**DO THIS**
Select every line holding the word "chart" and copy it.

.....

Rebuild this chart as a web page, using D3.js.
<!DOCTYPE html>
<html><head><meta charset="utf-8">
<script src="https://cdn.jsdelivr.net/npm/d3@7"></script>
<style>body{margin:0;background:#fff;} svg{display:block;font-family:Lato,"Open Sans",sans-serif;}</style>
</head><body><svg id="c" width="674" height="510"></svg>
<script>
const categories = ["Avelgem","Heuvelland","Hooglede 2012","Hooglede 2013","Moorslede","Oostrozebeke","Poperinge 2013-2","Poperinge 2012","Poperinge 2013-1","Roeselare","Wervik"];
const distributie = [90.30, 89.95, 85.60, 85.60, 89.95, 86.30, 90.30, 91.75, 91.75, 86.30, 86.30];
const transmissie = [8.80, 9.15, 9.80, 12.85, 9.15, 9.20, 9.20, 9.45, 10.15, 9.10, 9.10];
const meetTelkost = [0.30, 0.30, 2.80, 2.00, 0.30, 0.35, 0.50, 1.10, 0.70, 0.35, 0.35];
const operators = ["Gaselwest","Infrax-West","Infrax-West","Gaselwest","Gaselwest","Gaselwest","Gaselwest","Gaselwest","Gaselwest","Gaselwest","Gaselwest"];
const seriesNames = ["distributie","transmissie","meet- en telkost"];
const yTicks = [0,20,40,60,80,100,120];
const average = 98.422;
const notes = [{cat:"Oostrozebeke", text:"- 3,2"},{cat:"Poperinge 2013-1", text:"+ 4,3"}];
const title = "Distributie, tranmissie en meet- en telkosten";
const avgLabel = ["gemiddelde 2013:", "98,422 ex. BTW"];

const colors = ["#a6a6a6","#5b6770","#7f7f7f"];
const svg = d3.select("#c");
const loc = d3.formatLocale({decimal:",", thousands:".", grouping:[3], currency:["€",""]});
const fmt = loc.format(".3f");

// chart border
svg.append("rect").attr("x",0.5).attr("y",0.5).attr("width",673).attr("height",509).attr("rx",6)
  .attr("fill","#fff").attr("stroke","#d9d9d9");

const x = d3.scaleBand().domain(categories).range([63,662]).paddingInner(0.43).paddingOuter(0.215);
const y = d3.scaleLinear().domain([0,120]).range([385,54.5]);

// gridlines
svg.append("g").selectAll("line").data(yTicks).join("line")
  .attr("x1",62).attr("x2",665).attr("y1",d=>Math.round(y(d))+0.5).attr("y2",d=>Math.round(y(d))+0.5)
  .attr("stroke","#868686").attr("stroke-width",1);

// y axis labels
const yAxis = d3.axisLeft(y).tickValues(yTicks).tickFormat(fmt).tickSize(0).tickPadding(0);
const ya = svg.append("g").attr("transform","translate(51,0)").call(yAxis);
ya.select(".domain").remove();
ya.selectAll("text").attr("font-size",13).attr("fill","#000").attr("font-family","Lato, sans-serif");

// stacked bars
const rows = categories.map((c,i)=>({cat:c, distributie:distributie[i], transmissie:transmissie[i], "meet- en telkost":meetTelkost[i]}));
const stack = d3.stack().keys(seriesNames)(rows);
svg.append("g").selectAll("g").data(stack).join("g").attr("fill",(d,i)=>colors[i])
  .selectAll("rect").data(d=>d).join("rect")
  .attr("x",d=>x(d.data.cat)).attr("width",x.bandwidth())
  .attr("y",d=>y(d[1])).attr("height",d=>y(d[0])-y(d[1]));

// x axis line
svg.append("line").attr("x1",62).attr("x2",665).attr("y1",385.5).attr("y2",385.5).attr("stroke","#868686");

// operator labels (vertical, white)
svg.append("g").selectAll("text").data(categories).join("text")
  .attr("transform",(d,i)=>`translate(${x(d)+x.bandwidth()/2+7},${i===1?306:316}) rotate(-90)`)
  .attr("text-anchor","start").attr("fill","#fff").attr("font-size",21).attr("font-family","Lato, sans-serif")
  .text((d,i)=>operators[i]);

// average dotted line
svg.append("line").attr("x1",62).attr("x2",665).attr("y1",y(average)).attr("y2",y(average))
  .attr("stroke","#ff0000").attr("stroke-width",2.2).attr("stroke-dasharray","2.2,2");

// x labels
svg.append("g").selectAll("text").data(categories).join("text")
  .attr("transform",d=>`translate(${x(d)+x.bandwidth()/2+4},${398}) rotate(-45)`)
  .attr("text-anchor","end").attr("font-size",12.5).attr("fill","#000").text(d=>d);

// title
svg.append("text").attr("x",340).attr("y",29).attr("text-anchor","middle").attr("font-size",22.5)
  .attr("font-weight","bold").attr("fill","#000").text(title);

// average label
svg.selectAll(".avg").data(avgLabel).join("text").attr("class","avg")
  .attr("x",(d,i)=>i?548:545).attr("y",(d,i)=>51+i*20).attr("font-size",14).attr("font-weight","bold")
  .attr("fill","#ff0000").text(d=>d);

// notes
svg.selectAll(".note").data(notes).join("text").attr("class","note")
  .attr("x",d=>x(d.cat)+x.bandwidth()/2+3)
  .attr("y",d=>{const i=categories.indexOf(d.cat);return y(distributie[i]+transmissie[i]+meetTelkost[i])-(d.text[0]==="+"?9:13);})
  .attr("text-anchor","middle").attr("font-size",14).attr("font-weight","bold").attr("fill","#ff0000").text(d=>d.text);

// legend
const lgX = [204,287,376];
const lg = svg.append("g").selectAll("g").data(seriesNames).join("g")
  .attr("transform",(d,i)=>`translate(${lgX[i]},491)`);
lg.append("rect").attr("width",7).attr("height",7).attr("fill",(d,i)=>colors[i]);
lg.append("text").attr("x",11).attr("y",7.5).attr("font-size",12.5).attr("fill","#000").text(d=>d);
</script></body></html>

.....

**COMPLETE ANSWER**
Rebuild this chart as a web page, using D3.js.
// chart border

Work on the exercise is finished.